Family of Teen Stabbed on Surrey Bus: ‘We Are Not Supposed to Fear Our Children Going to School’

Family of Teen Stabbed on Surrey Bus: ‘We Are Not Supposed to Fear Our Children Going to School’
Ethan Bespflug is shown in this undated family handout photo. The 17-year-old was fatally stabbed on a Metro Vancouver bus on April 11, 2023. (HO, Andrea Van Der Gracht/The Canadian Press)
Tara MacIsaac
4/14/2023
Updated:
4/14/2023
0:00

Ethan Bespflug, 17, lost his life after being stabbed on a bus this week in Surrey, B.C., on his way home from a friend’s house. His mother was waiting to pick him up at a bus stop and was following the GPS tracker on his phone when she saw the tracker depart from his route and head to a hospital.

Bespflug had gone to the friend’s house after school. “He woke up and went to school in the morning and never came back,” Andrea Van Der Gracht, his aunt, said on a GoFundMe page set up for the family. “We are not supposed to fear our children going to school, we are not supposed to fear our children going home from school,” she said.

“Ethan was a son and a brother who was senselessly murdered when he was supposed to be safe,” she said. “Our fears of sending our children out into the world are becoming more and more prevalent in our daily lives.”

Another of Bespflug’s aunts, Daphni Miller, said, “He always helped with his siblings always told his family how much he loves us, he would give the shirt off his back to anyone that needed it.” She also set up a GoFundMe page to help with funeral costs and any other expenses as the family grieves.

Bespflug was the oldest of five, and his family had recently moved to Abbotsford from Surrey, southeast of Vancouver, partly because of concerns about crime, Van Der Gracht told The Canadian Press.

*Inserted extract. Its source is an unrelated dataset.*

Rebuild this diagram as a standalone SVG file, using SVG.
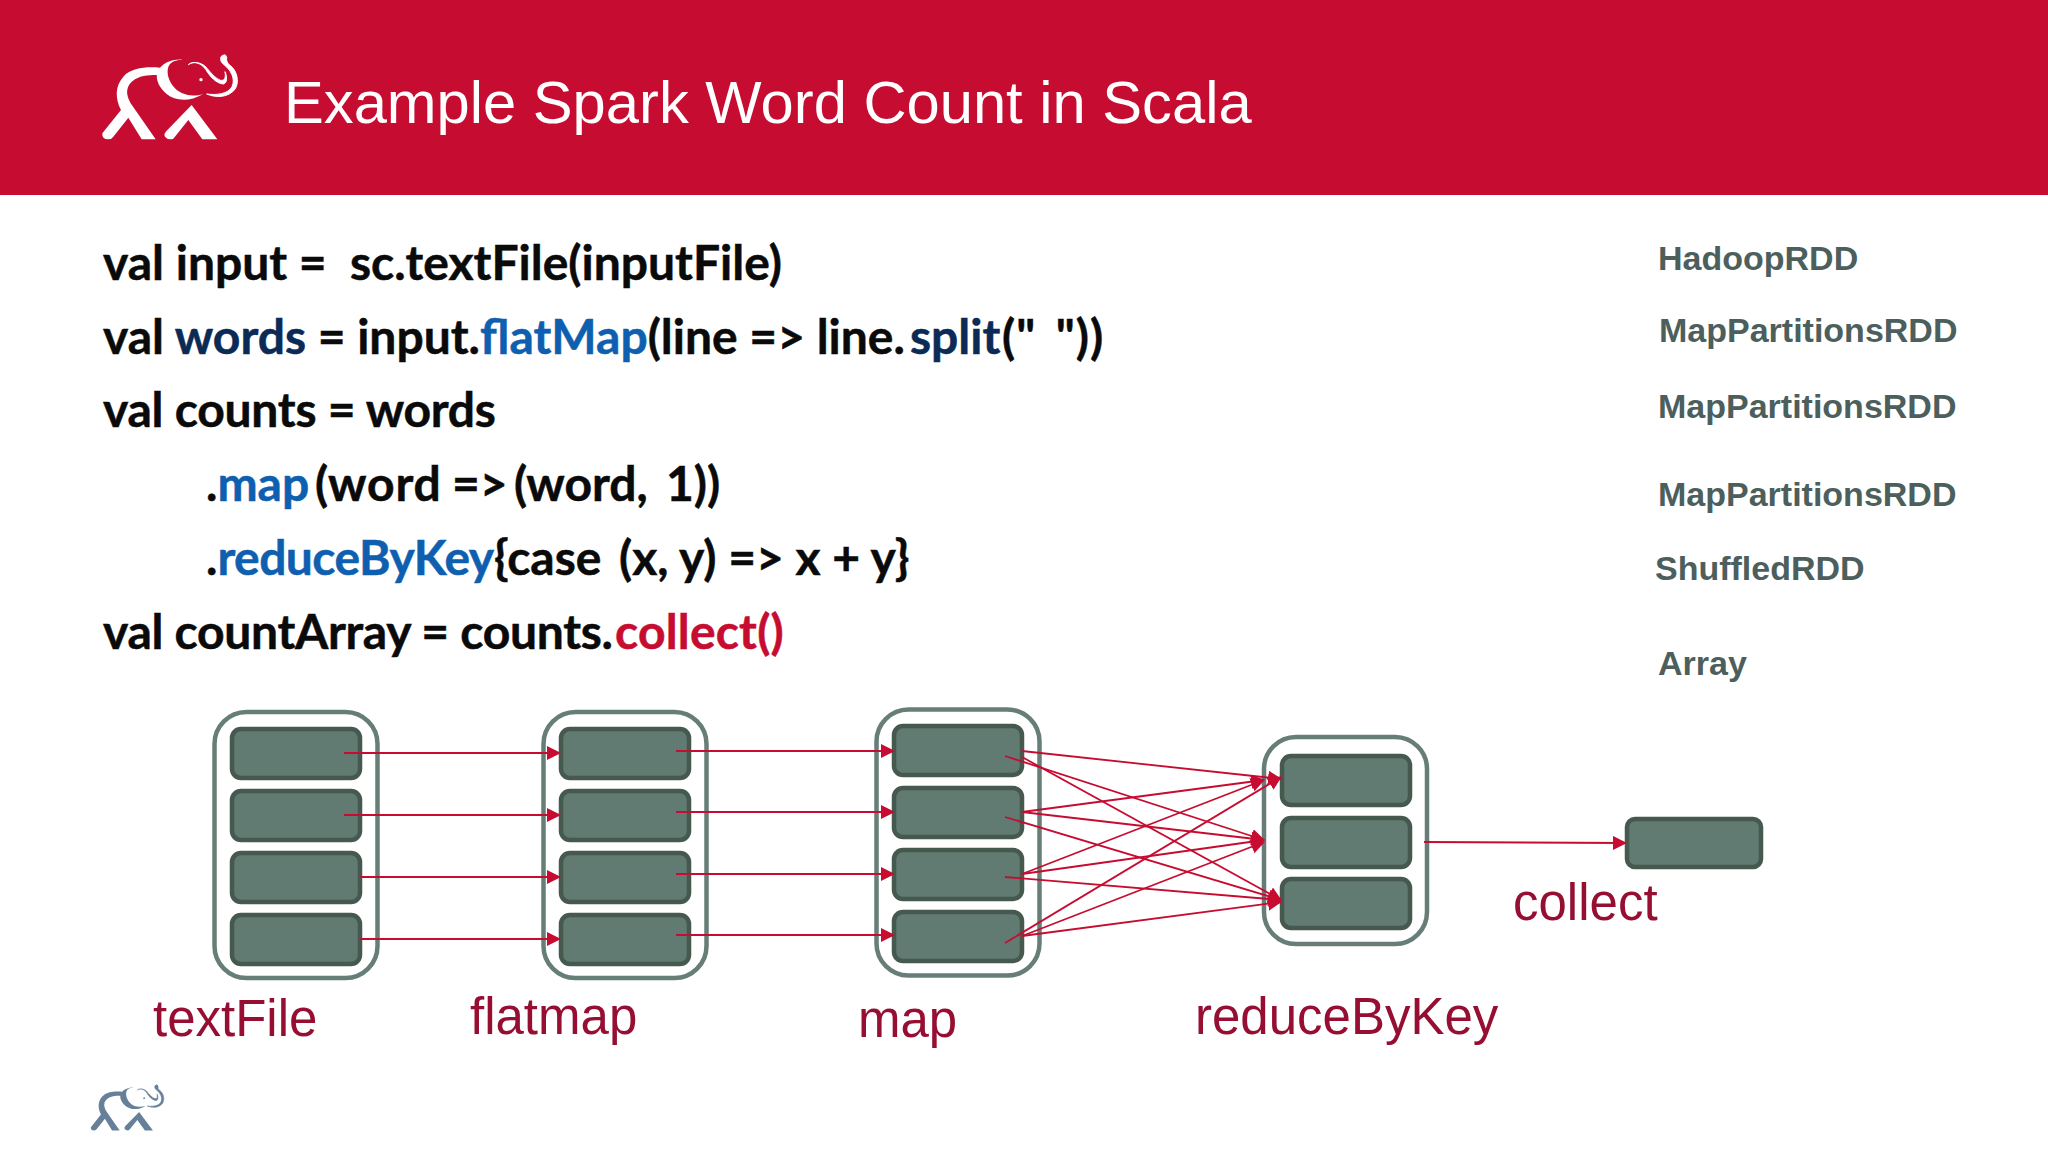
<svg xmlns="http://www.w3.org/2000/svg" width="2048" height="1152" viewBox="0 0 2048 1152">
<style>
.code{font-family:Lato,"Liberation Sans",sans-serif;font-weight:700;font-size:48px;fill:#0a0a0a;stroke:#0a0a0a;stroke-width:.5}
.blue{fill:#0f5fb0;stroke:#0f5fb0}.navy{fill:#0b2a55;stroke:#0b2a55}.red{fill:#c60c30;stroke:#c60c30}
.rdd{font-family:"Liberation Sans",Arial,sans-serif;font-weight:700;font-size:34px;fill:#4c5f5c}
.op{font-family:"Liberation Sans",Arial,sans-serif;font-size:51px;fill:#960f33}
.outer{fill:#fff;stroke:#667d78;stroke-width:4.5}
.inner{fill:#617a72;stroke:#46594f;stroke-width:4.5}
.c{stroke:#c60c30;stroke-width:1.8;fill:none;marker-end:url(#a)}
</style>
<defs>
<marker id="a" markerUnits="userSpaceOnUse" markerWidth="14" markerHeight="14" refX="13" refY="7" orient="auto"><path d="M0 0L14 7L0 14Z" fill="#c60c30"/></marker>
<g id="logo">
<path d="M300 143C260 140 215 142 190 170C165 198 165 235 183 270L127 340Q125 358 145 358Q155 358 160 350L205 293L245 358L287 358L212 250C195 220 198 195 225 178C245 165 275 165 300 165Z"/>
<path d="M367 119C335 117 305 130 292 155C285 180 300 205 320 222C345 242 385 248 430 222C395 232 365 225 345 205C325 185 315 150 330 132C340 122 352 120 367 119Z"/>
<path d="M395 255L472 358L427 358L385 300L340 356Q325 362 315 350Q310 342 320 332Z"/>
<path d="M385 134C400 122 422 128 437 148C450 170 468 190 490 192C502 190 502 170 495 155C498 172 495 183 482 181C465 175 450 155 437 140C420 125 397 124 385 134Z" stroke="currentColor" stroke-width="3"/>
<path d="M483 110Q497 98 500 112Q498 128 510 136C530 150 540 185 525 208C505 232 470 235 440 222C470 226 505 222 516 200C528 175 510 148 493 135C482 126 480 118 483 110Z" stroke="currentColor" stroke-width="3"/>
<circle cx="423" cy="179" r="5"/>
</g>
</defs>
<rect width="2048" height="1152" fill="#fff"/>
<rect id="header" width="2048" height="195" fill="#c60c30"/>
<use href="#logo" fill="#fff" color="#fff" transform="translate(60 20) scale(.3333)"/>
<text x="284" y="123" font-family="Liberation Sans,Arial,sans-serif" font-size="59.7" fill="#fff">Example Spark Word Count in Scala</text>
<use href="#logo" fill="#66809a" color="#66809a" transform="translate(68 1066) scale(.18)"/>

<g id="code">
<text class="code" x="103" y="280" xml:space="preserve">val input =  sc.textFile(inputFile)</text>
<text class="code" x="103" y="354">val <tspan class="navy">words</tspan> = input.<tspan class="blue">flatMap</tspan>(line =&gt; line.<tspan class="navy" x="910">split</tspan><tspan x="1002" word-spacing="7" letter-spacing="1">(" "))</tspan></text>
<text class="code" x="103" y="427" letter-spacing="-.25">val counts = words</text>
<text class="code" x="206" y="501">.<tspan class="blue">map</tspan><tspan x="315" letter-spacing=".8">(word</tspan> <tspan x="452">=&gt;</tspan> <tspan x="514">(word,</tspan> <tspan x="666">1))</tspan></text>
<text class="code" x="206" y="575">.<tspan class="blue" letter-spacing="-.55">reduceByKey</tspan><tspan x="494">{case</tspan> <tspan x="619">(x, y) =&gt; x + y}</tspan></text>
<text class="code" x="103" y="649"><tspan letter-spacing="-.3">val countArray = counts.</tspan><tspan class="red" x="615" letter-spacing=".2">collect()</tspan></text>
</g>
<g id="rdd-labels">
<text class="rdd" x="1658" y="270">HadoopRDD</text>
<text class="rdd" x="1659" y="342">MapPartitionsRDD</text>
<text class="rdd" x="1658" y="418">MapPartitionsRDD</text>
<text class="rdd" x="1658" y="506">MapPartitionsRDD</text>
<text class="rdd" x="1655" y="580">ShuffledRDD</text>
<text class="rdd" x="1658" y="675">Array</text>
</g>
<g id="textFile">
<rect class="outer" x="214.500" y="712" width="163" height="266" rx="32"/>
<rect class="inner" x="232" y="729" width="128" height="49" rx="9"/>
<rect class="inner" x="232" y="791" width="128" height="49" rx="9"/>
<rect class="inner" x="232" y="853" width="128" height="49" rx="9"/>
<rect class="inner" x="232" y="915" width="128" height="49" rx="9"/>
<text class="op" x="153" y="1036">textFile</text>
</g>
<g id="flatmap">
<rect class="outer" x="543.500" y="712" width="163" height="266" rx="32"/>
<rect class="inner" x="561" y="729" width="128" height="49" rx="9"/>
<rect class="inner" x="561" y="791" width="128" height="49" rx="9"/>
<rect class="inner" x="561" y="853" width="128" height="49" rx="9"/>
<rect class="inner" x="561" y="915" width="128" height="49" rx="9"/>
<text class="op" x="470" y="1034">flatmap</text>
</g>
<g id="map">
<rect class="outer" x="876.500" y="709.500" width="163" height="266" rx="32"/>
<rect class="inner" x="894" y="726" width="128" height="49" rx="9"/>
<rect class="inner" x="894" y="788" width="128" height="49" rx="9"/>
<rect class="inner" x="894" y="850" width="128" height="49" rx="9"/>
<rect class="inner" x="894" y="912" width="128" height="49" rx="9"/>
<text class="op" x="858" y="1037">map</text>
</g>
<g id="reduceByKey">
<rect class="outer" x="1264" y="737" width="163" height="207" rx="32"/>
<rect class="inner" x="1282" y="756" width="128" height="49" rx="9"/>
<rect class="inner" x="1282" y="818" width="128" height="49" rx="9"/>
<rect class="inner" x="1282" y="879" width="128" height="49" rx="9"/>
<text class="op" x="1195" y="1034">reduceByKey</text>
</g>
<g id="collect">
<rect class="inner" x="1627" y="819" width="134" height="48" rx="8"/>
<text class="op" x="1513" y="920">collect</text>
</g>
<g id="connectors">
<path class="c" d="M344 753H560"/><path class="c" d="M344 815H560"/><path class="c" d="M360 877H560"/><path class="c" d="M360 939H560"/>
<path class="c" d="M676 751H894"/><path class="c" d="M676 812H894"/><path class="c" d="M676 874H894"/><path class="c" d="M676 935H894"/>
<path class="c" d="M1022 751L1281 779"/>
<path class="c" d="M1005 756L1264 840"/>
<path class="c" d="M1022 757L1281 900"/>
<path class="c" d="M1022 812L1264 780"/>
<path class="c" d="M1022 812L1264 840"/>
<path class="c" d="M1005 817L1281 900"/>
<path class="c" d="M1022 874L1264 780"/>
<path class="c" d="M1022 874L1264 840"/>
<path class="c" d="M1005 877L1281 900"/>
<path class="c" d="M1005 943L1281 777"/>
<path class="c" d="M1022 936L1264 842"/>
<path class="c" d="M1022 936L1281 902"/>
<path class="c" d="M1424 842L1626 843"/>
</g>
</svg>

Van Der Gracht said the boy had texted a friend shortly before he was killed, saying two other young people had boarded the bus and he wanted to get off at the next stop to avoid them. They allegedly stabbed him as he tried to get off.

The RCMP has said the stabbing appears to have been a targeted, isolated incident. No arrests have been made.

Following the Tracker to the Hospital

Bespflug would often take the bus to Surrey and his mother would pick him up and drive him home. When she saw his GPS tracker heading to the Royal Columbian Hospital in New Westminster on the night of April 11, she rushed there, too.
“I got in my car and a rushed over to the hospital searching for him,” Holly Indridson told the CBC. She soon learned he was fatally stabbed. He had succumbed to his wounds at the hospital.

“I just wanted my life to end. I think I would have traded mine,” she said. “I don’t understand why it had to be him. Why him?”

It is the second bus stabbing this month in Surrey. The first was on April 1 and was not fatal. The victim’s throat was slashed, but the victim is now recovering at home. A man has been charged with terrorism offences in that case. The RCMP said the April 1 and April 11 events are not connected.

Premier David Eby said Thursday that police are increasing transit patrols. He said Bespflug’s death is every parent’s nightmare.

The Canadian Press contributed to this report.